╭─ ITEMS
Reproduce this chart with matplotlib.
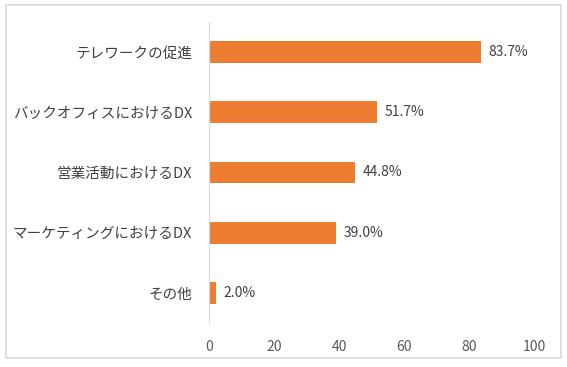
import numpy as np
import matplotlib.pyplot as plt
from matplotlib.patches import Rectangle

plt.rcParams['font.family'] = ['Noto Sans CJK JP', 'DejaVu Sans']

# data (top to bottom)
labels = ['テレワークの促進', 'バックオフィスにおけるDX', '営業活動におけるDX',
          'マーケティングにおけるDX', 'その他']
values = [83.7, 51.7, 44.8, 39.0, 2.0]
xticks = [0, 20, 40, 60, 80, 100]

W, H = 567, 367
fig = plt.figure(figsize=(W / 100, H / 100), dpi=100)

# outer frame
fig.patches.append(Rectangle((6 / W, 1 - 358 / H), 555 / W, 353 / H,
                             transform=fig.transFigure, fill=False,
                             edgecolor='#D9D9D9', linewidth=1.2))

ax = fig.add_axes([209 / W, 1 - 323 / H, 325 / W, 301 / H])

y = np.arange(len(labels))
ax.barh(y, values, height=0.36, color='#ED7D31')

for yi, v in zip(y, values):
    ax.text(v + 2.4, yi, '%.1f%%' % v, va='center', ha='left',
            fontsize=10, color='#404040')

ax.set_xlim(0, 100)
ax.set_ylim(len(labels) - 0.5, -0.5)
ax.set_yticks(y)
ax.set_yticklabels(labels, fontsize=10.5, color='#404040')
ax.set_xticks(xticks)
ax.set_xticklabels([str(t) for t in xticks], fontsize=10, color='#595959')
ax.tick_params(axis='both', length=0)
ax.tick_params(axis='y', pad=12)
ax.tick_params(axis='x', pad=12)

for s in ['top', 'right', 'bottom']:
    ax.spines[s].set_visible(False)
ax.spines['left'].set_color('#D9D9D9')

fig.savefig('out.png', dpi=100)
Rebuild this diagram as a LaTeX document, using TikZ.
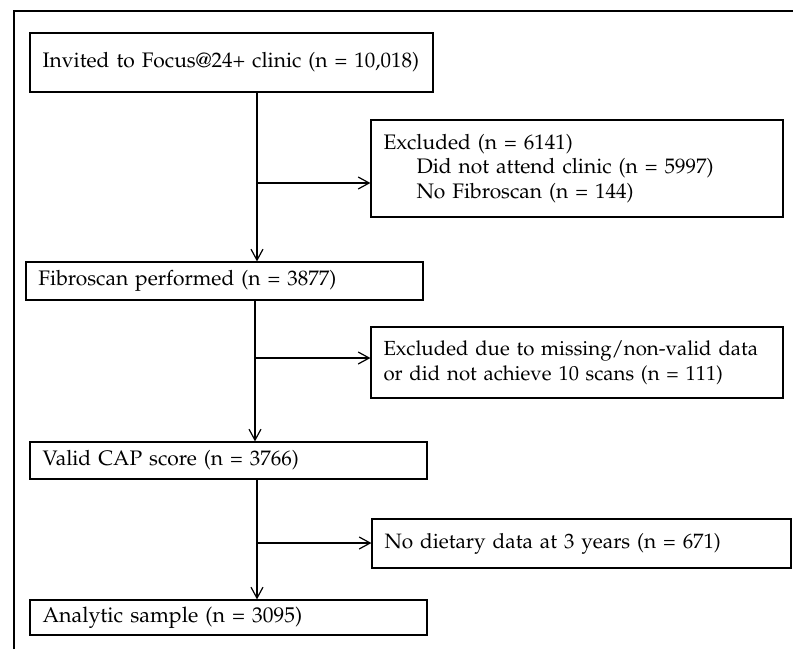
\documentclass[tikz,border=0pt]{standalone}
\usepackage[T1]{fontenc}
\usepackage{mathpazo}
\usepackage{tikz}
\usetikzlibrary{arrows.meta}

\tikzset{
  flowbox/.style={draw, line width=0.6pt, inner xsep=6.25pt, inner ysep=0pt, align=left, font=\fontsize{10.5}{12.4}\selectfont},
  flowline/.style={line width=0.6pt, -{Straight Barb[length=5.5pt,width=6pt]}}
}

\begin{document}
\begin{tikzpicture}[x=0.5pt,y=-0.5pt]
\useasboundingbox (0,0) rectangle (793,649);

% outer frame
\draw [line width=0.6pt] (14,649) -- (14,11) -- (793,11);

\node [flowbox, text width=189pt, minimum height=29.5pt] (invite) at (231.5,62.5) {Invited to Focus@24+ clinic (n = 10,018)};
\node [flowbox, text width=193.5pt, minimum height=48.5pt] (excl1) at (577,168.5) {Excluded (n = 6141)\\\hspace*{16.5pt}Did not attend clinic (n = 5997)\\\hspace*{16.5pt}No Fibroscan (n = 144)};
\node [flowbox, text width=186pt, minimum height=19pt] (fibro) at (224.5,281) {Fibroscan performed (n = 3877)};
\node [flowbox, text width=193.5pt, minimum height=35.5pt, font=\fontsize{10.2}{12.5}\selectfont] (excl2) at (577,362.5) {Excluded due to missing/non-valid data\\or did not achieve 10 scans (n = 111)};
\node [flowbox, text width=186pt, minimum height=18.5pt] (cap) at (228.5,460.5) {Valid CAP score (n = 3766)};
\node [flowbox, text width=197pt, minimum height=24.5pt, font=\fontsize{10.4}{12.4}\selectfont] (excl3) at (581.5,543.5) {No dietary data at 3 years (n = 671)};
\node [flowbox, text width=186pt, minimum height=17.5pt, font=\fontsize{10.7}{12.4}\selectfont] (sample) at (228.5,617.5) {Analytic sample (n = 3095)};

\coordinate (b1) at (257,183);
\coordinate (b2) at (255,358);
\coordinate (b3) at (257,543);

\draw [flowline] (invite.south -| b1) -- (fibro.north -| b1);
\draw [flowline] (b1) -- (b1 -| excl1.west);
\draw [flowline] (fibro.south -| b2) -- (cap.north -| b2);
\draw [flowline] (b2) -- (b2 -| excl2.west);
\draw [flowline] (cap.south -| b3) -- (sample.north -| b3);
\draw [flowline] (b3) -- (b3 -| excl3.west);

\end{tikzpicture}
\end{document}
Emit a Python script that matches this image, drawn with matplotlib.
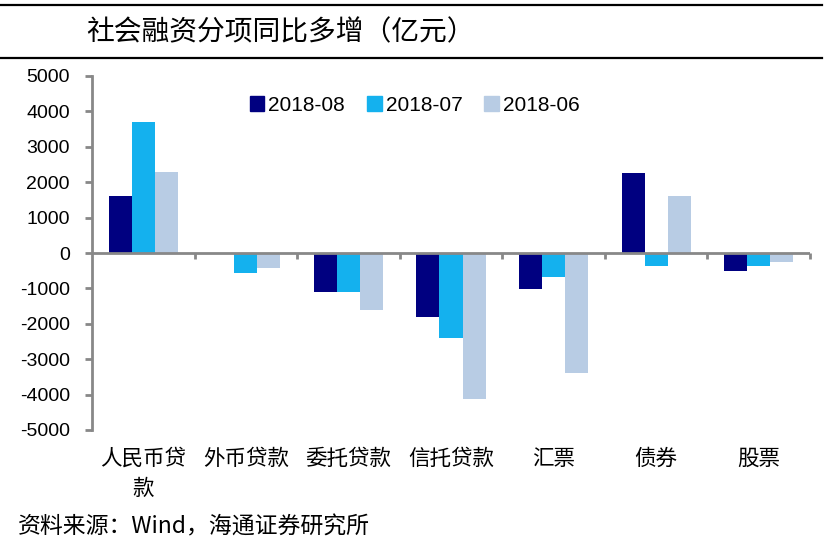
import matplotlib
matplotlib.use("Agg")
import matplotlib.pyplot as plt
import numpy as np
from matplotlib.lines import Line2D

plt.rcParams['font.family'] = ['Liberation Sans', 'Noto Sans CJK SC', 'DejaVu Sans']

categories = ["人民币贷\n款", "外币贷款", "委托贷款", "信托贷款", "汇票", "债券", "股票"]
series_names = ["2018-08", "2018-07", "2018-06"]
v_2018_08 = [1600, 0, -1090, -1810, -1030, 2250, -500]
v_2018_07 = [3700, -560, -1100, -2400, -690, -380, -380]
v_2018_06 = [2300, -430, -1620, -4120, -3390, 1600, -250]
colors = ["#000080", "#14B1EE", "#B8CCE4"]
yticks = [5000, 4000, 3000, 2000, 1000, 0, -1000, -2000, -3000, -4000, -5000]

W, H = 834, 544
fig = plt.figure(figsize=(W / 100, H / 100), dpi=100)
ax = fig.add_axes([92 / W, 1 - 430 / H, (810 - 92) / W, (430 - 76) / H])

x = np.arange(len(categories))
bw = 0.225
for i, (vals, c, n) in enumerate(zip([v_2018_08, v_2018_07, v_2018_06], colors, series_names)):
    ax.bar(x + (i - 1) * bw, vals, width=bw, color=c, label=n, zorder=2)

ax.set_xlim(-0.5, len(categories) - 0.5)
ax.set_ylim(-5000, 5000)
ax.set_yticks(yticks)
ax.set_yticklabels([str(t) for t in yticks], fontsize=14, fontfamily='Liberation Sans')

for s in ["top", "right", "bottom"]:
    ax.spines[s].set_visible(False)
ax.spines["left"].set_color("#888888")
ax.spines["left"].set_linewidth(2)
ax.tick_params(axis='y', length=5, width=2, color="#888888", pad=11, labelcolor="black")

# zero axis line with category-boundary ticks
ax.axhline(0, color="#888888", lw=2, zorder=3)
ax.set_xticks([])
for b in np.arange(0.5, len(categories), 1.0):
    ax.plot([b, b], [0, -180], color="#888888", lw=2, zorder=3, clip_on=False, solid_capstyle='butt')

# category labels
for xi, lab in zip(x, categories):
    ax.text(xi, -5500, lab, ha='center', va='top', fontsize=15.5,
            fontfamily=['Noto Sans CJK SC'], linespacing=1.5)

# legend
handles = [plt.Rectangle((0, 0), 1, 1, color=c) for c in colors]
leg = ax.legend(handles, series_names, loc='upper left', bbox_to_anchor=(0.208, 0.968),
                ncol=3, frameon=False, fontsize=15, handlelength=0.7, handleheight=0.7,
                handletextpad=0.2, columnspacing=1.05, borderaxespad=0)

# title and rules
fig.add_artist(Line2D([0, 822 / W], [1 - 5 / H, 1 - 5 / H], color="black", lw=1.6))
fig.add_artist(Line2D([0, 822 / W], [1 - 58 / H, 1 - 58 / H], color="black", lw=1.6))
fig.text(86 / W, 1 - 32 / H, "社会融资分项同比多增（亿元）", fontsize=20,
         fontfamily=['Noto Sans CJK SC'], ha='left', va='center')
fig.text(18 / W, 1 - 527 / H, "资料来源：Wind，海通证券研究所", fontsize=16.5,
         fontfamily=['Noto Sans CJK SC', 'DejaVu Sans'], ha='left', va='center')

fig.savefig("out.png", dpi=100)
╰─
Copy exactly the lines from the first line of the records above through the line with "fontsize=10, color='#404040')", both included, and nothing else. Pictures stay out.

▶ [RESPONSE]:
Reproduce this chart with matplotlib.
import numpy as np
import matplotlib.pyplot as plt
from matplotlib.patches import Rectangle

plt.rcParams['font.family'] = ['Noto Sans CJK JP', 'DejaVu Sans']

# data (top to bottom)
labels = ['テレワークの促進', 'バックオフィスにおけるDX', '営業活動におけるDX',
          'マーケティングにおけるDX', 'その他']
values = [83.7, 51.7, 44.8, 39.0, 2.0]
xticks = [0, 20, 40, 60, 80, 100]

W, H = 567, 367
fig = plt.figure(figsize=(W / 100, H / 100), dpi=100)

# outer frame
fig.patches.append(Rectangle((6 / W, 1 - 358 / H), 555 / W, 353 / H,
                             transform=fig.transFigure, fill=False,
                             edgecolor='#D9D9D9', linewidth=1.2))

ax = fig.add_axes([209 / W, 1 - 323 / H, 325 / W, 301 / H])

y = np.arange(len(labels))
ax.barh(y, values, height=0.36, color='#ED7D31')

for yi, v in zip(y, values):
    ax.text(v + 2.4, yi, '%.1f%%' % v, va='center', ha='left',
            fontsize=10, color='#404040')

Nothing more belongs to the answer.